Paul Di Filippo at LOCUS expresses similar sentiments.
In short, this thoroughly entertaining collection of nimble and bright tales embodies one Italian quality above all: sprezzatura. From the Wikipedia entry on same:
Sprezzatura is an Italian word that first appears in Baldassare Castiglione’s 1528 The Book of the Courtier, where it is defined by the author as “a certain nonchalance, so as to conceal all art and make whatever one does or says appear to be without effort and almost without any thought about it.” It is the ability of the courtier to display “an easy facility in accomplishing difficult actions which hides the conscious effort that went into them.” Sprezzatura has also been described “as a form of defensive irony: the ability to disguise what one really desires, feels, thinks, and means or intends behind a mask of apparent reticence and nonchalance.”

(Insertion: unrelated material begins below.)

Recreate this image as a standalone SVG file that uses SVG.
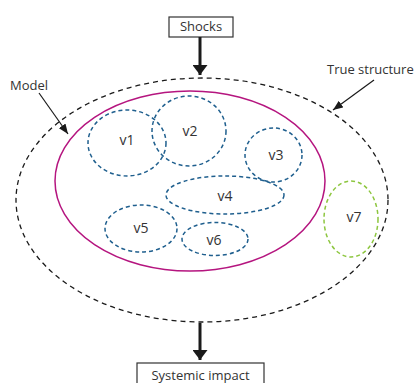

That’s Signore Sterling’s artistry to a tee.
Di Filippo also singles out John Coulthart’s contribution.
Before examining the actual stories, let me just pause to praise the John Coulthart cover art and interior illustrations; their cool formalism invokes a similar kind of old-world air of abstraction.
CIVILIAN READER interviews Sterling.
Your latest book, Robot Artists and Black Swans, will be published by Tachyon in March 2021. It looks really interesting: How would you introduce it to a potential reader?
It’s a literary conceptual-art piece. I was an American science fiction writer spending time in Italy, so I naturally thought, “I should write some science fiction about Italy!”
But then I surmised: “What kind of science fiction would I write if I myself was Italian?” Then, instead of me peering through a keyhole as a puzzled foreigner, it was like a vast door had opened up into the marbled streets.
Where do you draw your inspiration from in general, and are there any particular influences for the stories in your new collection?
I combine things I see while wandering around Turin with some new, personal methods of research. The extent of European cultural archives is fantastic. There’s so much in the libraries, so much online, and in so many languages — in Italy you can stumble over some minor curiosity from 500 years ago, and there’s such a density of historic information about it that it seems to explode.
Also, most of my Turinese friends are not literary people; they’re designers, crafts people or technology artists, so while they’re talking shop in their comfort-zone, I’m on a magic carpet ride.